Ok, this is so utterly cool - it's a pic I took at Cisco (Building 29) last Friday, showing our MIS student team competing in the annual Cisco/Deloitte Case Competition. That's them (James Morrissey, Damaris Sarenbergand David Nettemeyer) on the left and middle screen segments of the telepresence display, presenting to the judges (Cisco execs and Deloitte consultants). (On the far right panel you see one of the Berkeley team students and the Cisco staffer running the telepresence system.)

This was the first year they used the telepresence system - it enabled a team from UCLA to compete, from a telepresence system on their campus down there. The Berkeley and SJSU teams were actually in the same building with us, but had to present through the system to keep the playing field even for all teams. The room was filled with SJSU students rooting for our team, plus Professor Larry Gee who had been working closely to help coach our students, analyzing the Cisco business case and preparing the presentation. Another faculty coach, Professor Gaines, was plugged in via Webex.

Our team was awesome! They were poised and professional and they presented the most substantive, realistic recommendations among the teams, something we've come to be known for over the 5 years we've been participating. The judges noted this in their summary, and also said we had the best-prepared slides and many other qualities that rivaled or bested the other two prestigious schools. But in the end we were barely edged out by the Berkeley team due to a super-slick style, a clever catch-phrase and a lucky break - a slide that perfectly anticipated one of the judges questions. Nevertheless, our team blew us all away and we are immensely proud. They should be proud of themselves too and they got a phenomenal experience, not only making the presentation but also getting feedback and advice, something one almost never gets when making pitches like this in the real world.

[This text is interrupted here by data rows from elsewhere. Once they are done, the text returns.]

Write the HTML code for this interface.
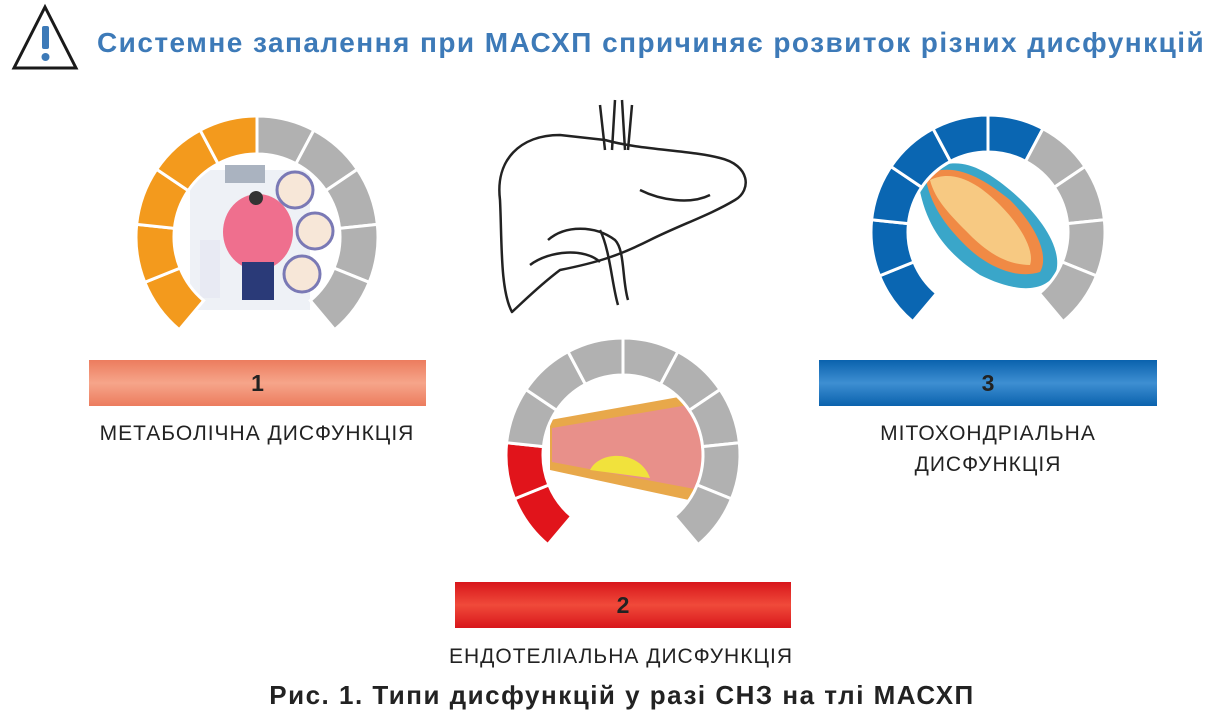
<!DOCTYPE html>
<html><head><meta charset="utf-8"><style>
body{margin:0;width:1214px;height:719px;background:#fff;overflow:hidden;font-family:"Liberation Sans",sans-serif;position:relative}
.t{position:absolute;white-space:nowrap}
.bar{position:absolute;height:46px;text-align:center;line-height:46px;font-weight:bold;font-size:23px;color:#222}
.lbl{position:absolute;text-align:center;font-size:21px;color:#222;line-height:31px;letter-spacing:1px}
</style></head><body>
<svg width="1214" height="719" style="position:absolute;left:0;top:0" id="s">
<polygon points="45,7 14,68 76,68" fill="none" stroke="#1a1a1a" stroke-width="3" stroke-linejoin="miter"/>
<rect x="42" y="26" width="7" height="23" fill="#3d7ab8" rx="2"/>
<circle cx="45.5" cy="57" r="4" fill="#3d7ab8"/>
<g fill="none" stroke="#222" stroke-width="2.5" stroke-linejoin="round">
<path d="M500,200 C495,160 520,135 560,135 L605,140 C640,150 690,150 720,158 C750,165 752,190 735,200 C710,215 680,225 650,240 C620,255 600,262 560,270 C540,285 525,300 512,312 C500,290 502,240 500,200 Z"/>
<path d="M600,105 L605,150 M615,100 L612,150 M622,100 L625,150 M632,105 L628,150"/>
<path d="M548,240 C565,225 595,225 615,240 C625,250 622,280 628,300 M600,230 C610,250 612,285 618,305 M530,265 C550,250 585,248 600,262"/>
<path d="M640,190 C660,200 690,205 710,195"/>
</g>
<rect x="190" y="170" width="120" height="140" fill="#eef1f6"/>
<rect x="225" y="165" width="40" height="18" fill="#aab3c0"/>
<circle cx="295" cy="190" r="18" fill="#f7e7d8" stroke="#7a79b5" stroke-width="3"/>
<circle cx="315" cy="231" r="18" fill="#f7e7d8" stroke="#7a79b5" stroke-width="3"/>
<circle cx="302" cy="274" r="18" fill="#f7e7d8" stroke="#7a79b5" stroke-width="3"/>
<ellipse cx="258" cy="232" rx="35" ry="38" fill="#ef6f8e"/>
<rect x="242" y="262" width="32" height="38" fill="#2a3a78"/>
<circle cx="256" cy="198" r="7" fill="#333"/>
<rect x="200" y="240" width="20" height="58" fill="#e8eaf3"/>
<path d="M550,420 L690,395 C720,400 730,460 712,505 L550,470 Z" fill="#e8a84a"/>
<path d="M552,428 L688,405 C708,415 712,460 700,490 L552,462 Z" fill="#e8908a"/>
<path d="M590,470 C600,450 640,450 650,478 Z" fill="#f1e23c"/>
<path d="M918,180 C950,150 980,165 1010,190 C1040,215 1065,250 1055,275 C1040,295 1010,290 980,275 C950,255 925,230 918,180 Z" fill="#3aa6c9"/>
<path d="M925,175 C955,160 985,180 1010,200 C1035,225 1050,255 1040,272 C1015,280 985,265 965,245 C945,225 930,205 925,175 Z" fill="#f08a45"/>
<path d="M930,180 C955,168 980,185 1000,205 C1020,225 1035,250 1030,265 C1005,265 985,250 970,235 C950,215 935,200 930,180 Z" fill="#f7c982"/>
<g id="g"></g>
</svg>
<div class="t" style="left:97px;top:27px;font-size:28px;font-weight:bold;color:#3d7ab8;letter-spacing:1.45px">Системне запалення при МАСХП спричиняє розвиток різних дисфункцій</div>
<div class="bar" style="left:89px;top:360px;width:337px;background:linear-gradient(#ec7c5e,#f6a58a 50%,#ec7c5e)">1</div>
<div class="bar" style="left:455px;top:582px;width:336px;background:linear-gradient(#d8161b,#f04a3a 50%,#d8161b)">2</div>
<div class="bar" style="left:819px;top:360px;width:338px;background:linear-gradient(#0a62ad,#3e8fd2 50%,#0a62ad)">3</div>
<div class="lbl" style="left:57px;top:418px;width:400px">МЕТАБОЛІЧНА ДИСФУНКЦІЯ</div>
<div class="lbl" style="left:788px;top:418px;width:400px">МІТОХОНДРІАЛЬНА<br>ДИСФУНКЦІЯ</div>
<div class="lbl" style="left:421px;top:641px;width:400px">ЕНДОТЕЛІАЛЬНА ДИСФУНКЦІЯ</div>
<div class="t" style="left:15px;width:1214px;text-align:center;top:680px;font-size:26px;font-weight:bold;color:#222;letter-spacing:1.5px">Рис. 1. Типи дисфункцій у разі СНЗ на тлі МАСХП</div>
<script>
function gauge(cx,cy,R,r,n,col){
 var g=document.getElementById('g'),s='';
 for(var i=0;i<10;i++){
  var a0=(-140+i*28)*Math.PI/180,a1=(-140+(i+1)*28)*Math.PI/180;
  var pts=[[R,a0],[R,a1],[r,a1],[r,a0]].map(function(p){return [cx+p[0]*Math.sin(p[1]),cy-p[0]*Math.cos(p[1])]});
  s+='<path d="M'+pts[0]+' A'+R+','+R+' 0 0 1 '+pts[1]+' L'+pts[2]+' A'+r+','+r+' 0 0 0 '+pts[3]+' Z" fill="'+(i<n?col:'#b1b1b1')+'" stroke="#fff" stroke-width="3"/>';
 }
 g.innerHTML+=s;
}
gauge(257,237,121,83,5,'#f39a1d');
gauge(623,455,117,80,2,'#e1141b');
gauge(988,232,117,80,6,'#0a66b2');
</script>
</body></html>
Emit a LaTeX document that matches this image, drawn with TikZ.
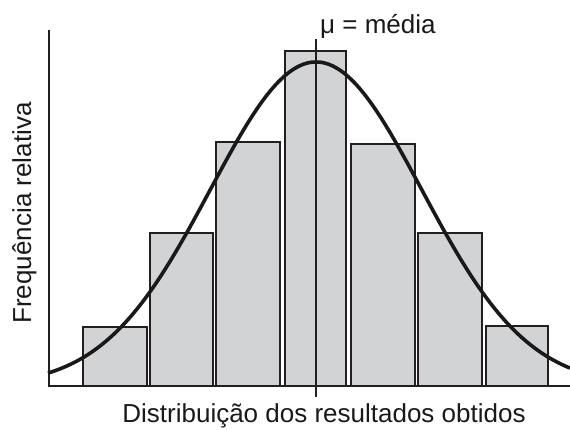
\documentclass[tikz,border=0pt]{standalone}
\usepackage{fontspec}
\setmainfont{Liberation Sans}
\definecolor{barfill}{RGB}{210,211,213}
\definecolor{barline}{RGB}{35,31,32}
\tikzset{
	bar/.style={draw=barline, fill=barfill, line width=1.4pt},
	axis/.style={draw=barline, line width=1.3pt},
	bell/.style={draw=black!90, line width=3.6pt},
	lbl/.style={inner sep=0pt, font=\fontsize{26}{30}\selectfont, text=black!90},
}
\begin{document}
\begin{tikzpicture}[x=1pt, y=-1pt]
	\useasboundingbox (0,0) rectangle (570,429);
	
	% Axes
	\coordinate (O)    at ( 49, 386);
	\coordinate (Ytop) at ( 49,  30);
	\coordinate (Xend) at (570, 386);
	
	% Bars (left, right, top)
	\draw[bar] ( 83, 386) rectangle (147, 327);
	\draw[bar] (150, 386) rectangle (213, 233);
	\draw[bar] (216, 386) rectangle (280, 142);
	\draw[bar] (285, 386) rectangle (346,  51);
	\draw[bar] (351, 386) rectangle (415, 144);
	\draw[bar] (418, 386) rectangle (482, 233);
	\draw[bar] (486, 386) rectangle (548, 326);
	
	\draw[axis] (Ytop) -- (O) -- (Xend);
	
	% Mean line
	\coordinate (Mtop) at (316,  39);
	\coordinate (Mbot) at (316, 397);
	\draw[axis] (Mtop) -- (Mbot);
	
	% Normal curve, mean 316, sigma 105.6
	\draw[bell] plot[domain=48:570, samples=120, smooth]
		(\x, {386-324*exp(-0.5*((\x-316)/105.6)^2)});
	
	\node[lbl, anchor=base west] (mulabel) at (320, 33) {μ = média};
	\node[lbl, anchor=base] (xlabel) at (324, 422) {Distribuição dos resultados obtidos};
	\node[lbl, anchor=base, rotate=90] (ylabel) at (31, 213) {Frequência relativa};
	
\end{tikzpicture}
\end{document}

Thanks to all the other students who supported the team and the faculty who poured their time and energy into coaching: Professors Gee, Burkhard, Sessions, Roldan, Gaines, and Venkatsubramanyan, all above and beyond the duties we pay them for, purely out of their dedication to the students and the program. And big thanks to our Cisco friend and adjunct faculty, Usha Andra for the massive job of coordinating and orchestrating the entire show, from the telepresence set up down to the cookies and fruit.

Well done, everyone. Another unforgettable event.

1 comment:

  1. I was also at the event, it was nice meeting you as well. I took notes of all the judges comments because I thought they were so valuable and rare. So here's my key take aways.

    1. All judges commented on the need for clean, clear slides. One judge said "don't let the slides do the talking." Another judge said "don't make people think to much."

    Another judge said to always ask yourself "so what" for each slide, what are the take aways from each slide, and if it doesn't help you get to that then it should be removed. The message "should hit [the viewer] over the head."

    2. Less data. A judge mentioned "less data is less landmines" because each number is a possible argument, even if the number may not matter for the presentation as a whole.

    3. No hopefully or other similar words. Either you know it for sure or you don't. If you don't know it say so and offer to get find it out. Be confident in your ideas.

    4. Finally was the idea of "sound bites" which is thinking of quotable phrases that stick in the mind to help make your presentation and idea stick well.